Take the fundraising out of elections
There are lots of lessons to be drawn from Gavin Newsom's exit from the gubernatorial race, but one of the more instructive ones is how significant a role money plays in determining how much choice voters have.
As mayor of San Francisco, Newsom made his mark with new policies and executive initiatives. He certainly had the name recognition and credentials to be a respectable candidate. But eight months before the Democratic primary, Newsom dropped his bid for governor - not for lack of desire or ideas, but for lack of money.
Meanwhile, his would-be opponent, Jerry Brown, raised eight times more money than Newsom, even though he's yet to formally declare his candidacy. Every other qualified Democrat has looked at the daunting fundraising task and decided they don't stand a chance against the amount of money Brown will raise.
On the Republican side, only two candidates are thought to have a viable shot at their party's nomination, mainly because their personal wealth will allow them to spend hundreds of millions on their own campaign. Tom Campbell, widely acknowledged to be one of the most qualified gubernatorial candidates, is just as widely acknowledged to not have a shot because of his lack of money. Yet Meg Whitman, despite scant political experience and a slim voting record, has bought her way into a viable candidacy by spending an unprecedented $19 million on her campaign, and predicted spending as much as $150 million before November 2010.

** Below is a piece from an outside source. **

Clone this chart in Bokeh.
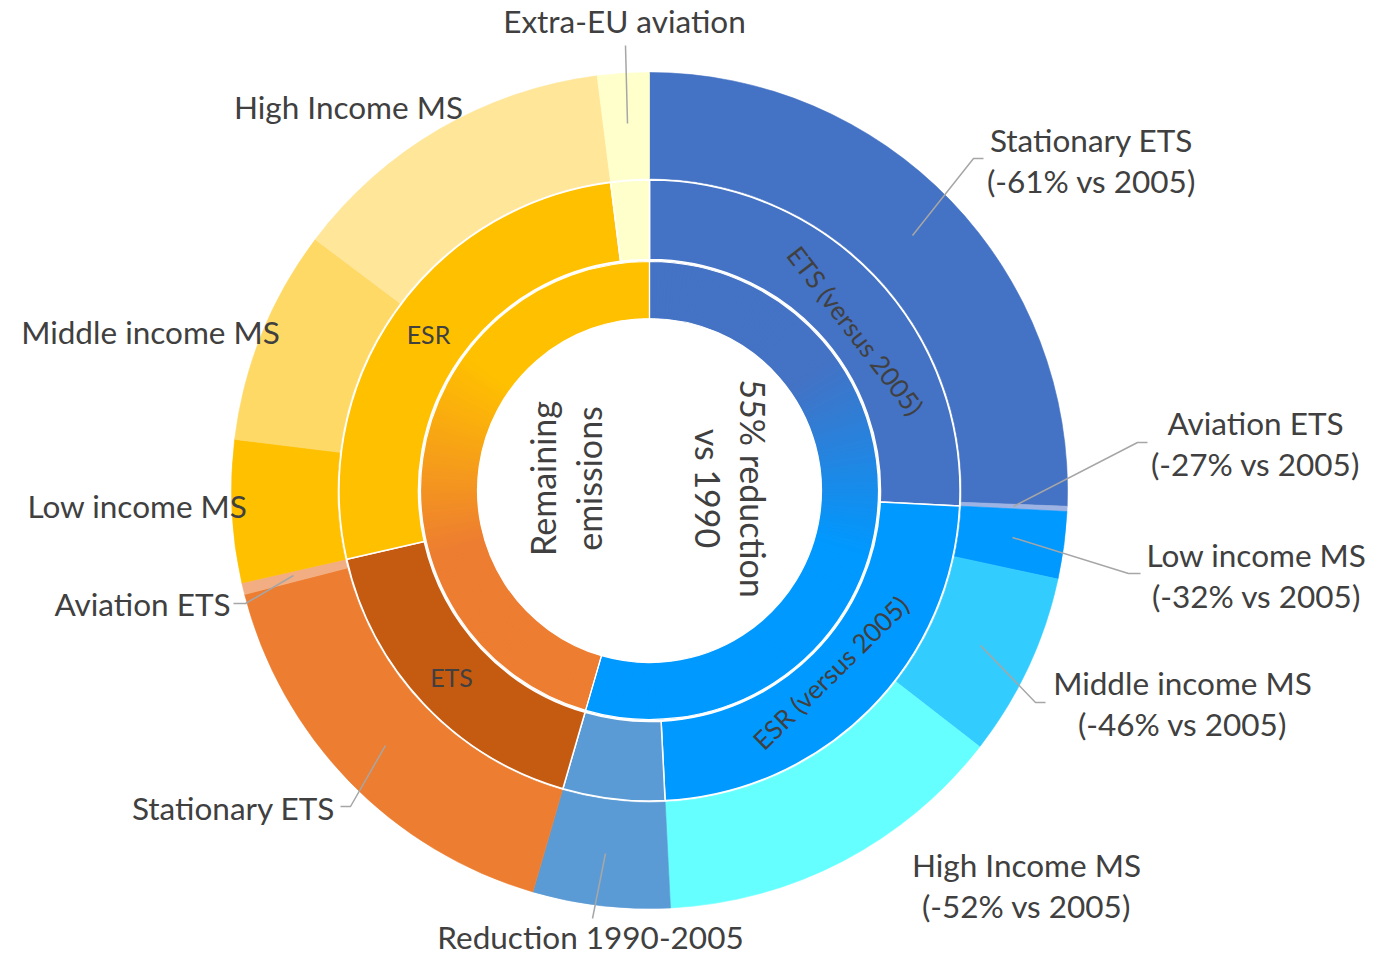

Without a Democratic primary and a slim diversity of candidates on the Republican side, voters won't get the robust discussion and debate our democracy requires. This is a big departure from when Brown ran in 1974, when races were less expensive and five Democrats were making respectable runs for governor.
Incidentally, the Democratic candidates' placement in the polls was directly related to the amount of money they raised.
All this points to the pay-to-play role of money in our political process - a process voters are clamoring to change. In a recent statewide survey, nearly three in four voters said we need to change the way election campaigns are financed in California.
In a system where money equals political legitimacy, elections are no longer about issues and polices that affect voters. Even if you accept long hours working phones, playing rounds of golf, and schmoozing with donors as the price of entry into office, the price continues after
Election Day. Candidates get to repeat the process all over again come re-election time, meaning fundraising continues to eat up a large chunk of their time in office with little real work getting done. All of this begs the question: Who are we left with in office, the candidate with the best policies and the most talent, or the best fundraiser?
Since 2000, over $1 billion dollars has been raised by California politicians. All this fundraising buys access for the special interests, but shuts out the rest of us. We need to change the way we finance election campaigns so politicians focus on the job we sent them to accomplish. That's why we need to pass the California Fair Elections Act on the June 2010 ballot.
Authored by Sen. Loni Hancock, D-Berkeley, and signed by Gov. Arnold Schwarzenegger, the measure asks voters to establish a voluntary pilot project for California's secretary of state races in 2014 and 2019, allowing candidates to qualify for public financing of their campaigns. Participating candidates must follow strict reporting requirements and can only spend on legitimate campaign expenses. Violators would face fines, possible jail time, and prohibitions from running for office in the future. Candidates who show broad support and agree to strict spending limits would receive enough funding to run competitive campaigns - assuring voters that they'll get a choice at the polls.
We have many serious problems to fix in California, from our schools to unemployment to our health care system, but our politicians spend too much time in fundraisers and not enough time doing their jobs.
At a time when nearly four out of five registered voters believe our state is heading in the wrong direction, it's more important than ever that we change the status quo in Sacramento and elect leaders based on the strength of their ideas, not the depth of their war chests.
To reform the system, we have to start from the bottom up, beginning with how we elect our officials. By enacting the California Fair Elections Act, we can take an important step in that direction.
Trent Lange is the chairman of Californians for Fair Elections.